Sales Strategy Outline

Before jumping headfirst into your sales business plan, it pays to lay the groundwork with a well-thought-out sales strategy outline.

Think of it like drawing up blueprints before you start building—without it, you're just swinging a hammer in the dark.

Here's how to structure your sales strategy so it supports not only your team's day-to-day efforts but your big-picture goals as well.

Strategy

Description

Ideal Customer Profile (ICP)

Your ICP defines the demographic, firmographic, and behavioral traits of your best-fit customers. The clearer your ICP, the more focused your sales activities plan can be. Use CRM data, past wins, and lead engagement insights to refine this continuously.

Value Proposition

Your value proposition should be clear, customer-centered, and differentiated. It's the cornerstone of both your sales plan example and your marketing messaging—think of it as your "why us?" pitch distilled into a powerful sentence or two.

Sales Channels and Methods

Identify which sales methods align best with your ICP. If your sales close plan relies heavily on product demos, make sure your sales team is trained and equipped for virtual selling.

Metrics for Success

Include measurable sales KPIs like monthly sales targets, lead-to-deal conversion rates, sales cycle length, and average deal size. These metrics fuel your sales plan report and help you make data-driven decisions.

Team Structure

A strong sales business plan ensures your SDRs, AEs, and sales managers aren't stepping on each other's toes. Good structure supports better collaboration and helps identify gaps in capacity or skill sets.

Marketing Alignment, Automation & Funnel Development

Coordinate campaigns, use automation to scale follow-ups, and build a funnel that nurtures leads from awareness to purchase. This cohesion enhances your sales planning report and boosts both efficiency and conversion rates.

If we can emphasize the last part. The integration of marketing, automation, and funnel development is especially vital in modern B2B sales.

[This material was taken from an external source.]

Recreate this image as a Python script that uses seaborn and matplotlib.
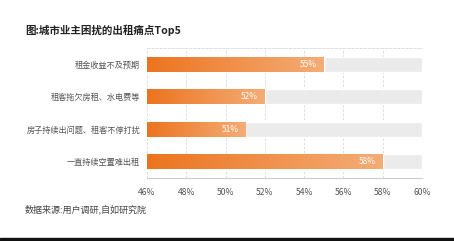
import numpy as np
import pandas as pd
import matplotlib
matplotlib.use("Agg")
import matplotlib.pyplot as plt
import seaborn as sns
from matplotlib.colors import LinearSegmentedColormap

categories = ["租金收益不及预期", "租客拖欠房租、水电费等", "房子持续出问题、租客不停打扰", "一直持续空置难出租"]
values = [55, 52, 51, 58]
value_labels = ["55%", "52%", "51%", "58%"]
xticks = [46, 48, 50, 52, 54, 56, 58, 60]
xtick_labels = ["46%", "48%", "50%", "52%", "54%", "56%", "58%", "60%"]
title = "图:城市业主困扰的出租痛点Top5"
source = "数据来源:用户调研,自如研究院"

sns.set_theme(style="white")
plt.rcParams['font.family'] = ['Noto Sans CJK SC', 'DejaVu Sans']

df = pd.DataFrame({"cat": categories, "val": values})
df_bg = pd.DataFrame({"cat": categories, "val": [xticks[-1]] * len(categories)})

fig = plt.figure(figsize=(4.54, 2.41), dpi=100)
ax = fig.add_axes([147 / 454, 1 - 178 / 241, (422 - 147) / 454, (178 - 48) / 241])

sns.barplot(data=df_bg, x="val", y="cat", color="#ebebeb", width=0.47, ax=ax, zorder=1)
n_bg = len(ax.patches)
sns.barplot(data=df, x="val", y="cat", color="#ee7a22", width=0.47, ax=ax, zorder=2)

ax.set_xlim(xticks[0], xticks[-1])
ax.set_ylim(len(categories) - 0.5, -0.5)

cmap = LinearSegmentedColormap.from_list("g", ["#ec7420", "#f4ad76"])
grad = np.linspace(0, 1, 256).reshape(1, -1)
for p in ax.patches[n_bg:]:
    x0 = xticks[0]
    x1 = p.get_x() + p.get_width()
    y0 = p.get_y()
    y1 = y0 + p.get_height()
    im = ax.imshow(grad, cmap=cmap, aspect="auto", extent=[x0, x1, y1, y0], zorder=3)
    im.set_clip_path(p)

for i, (v, lab) in enumerate(zip(values, value_labels)):
    ax.text(v - 0.35, i, lab, color="white", ha="right", va="center", fontsize=6, zorder=5)

ax.set_xticks(xticks)
ax.set_xticklabels(xtick_labels, fontsize=6.2, color="#555555")
ax.tick_params(axis="y", labelsize=5.9, colors="#555555", length=0, pad=5)
ax.tick_params(axis="x", length=0, pad=7)
ax.set_xlabel("")
ax.set_ylabel("")
ax.grid(axis="x", linestyle=(0, (3, 2)), color="#d9d9d9", linewidth=0.6, zorder=0)
ax.set_axisbelow(True)
for s in ["left", "right"]:
    ax.spines[s].set_visible(False)
ax.spines["top"].set_visible(True)
ax.spines["top"].set_linestyle((0, (3, 2)))
ax.spines["top"].set_color("#d9d9d9")
ax.spines["top"].set_linewidth(0.6)
ax.spines["bottom"].set_color("#cccccc")
ax.spines["bottom"].set_linewidth(0.8)

fig.text(25 / 454, 1 - 30 / 241, title, fontsize=7.6, fontweight="bold", color="#222222", va="center", ha="left")
fig.text(25 / 454, 1 - 209 / 241, source, fontsize=6.5, color="#444444", va="center", ha="left")

fig.add_artist(plt.Rectangle((0, 0), 1, 3 / 241, transform=fig.transFigure, color="#111111"))

fig.savefig("out.png", dpi=100)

In fact, companies with tightly aligned sales and marketing teams see 36% higher customer retention and 38% higher sales win rates. That's not just teamwork—it's smart business.

Sales Business Plan vs. Sales Action Plan vs. Sales Activities Plan

Your sales business plan consists of your goals and objectives. A sales action plan is how you're going to accomplish your goals and objectives. And a sales activities plan covers the little things that will get you closer to your goals and objectives.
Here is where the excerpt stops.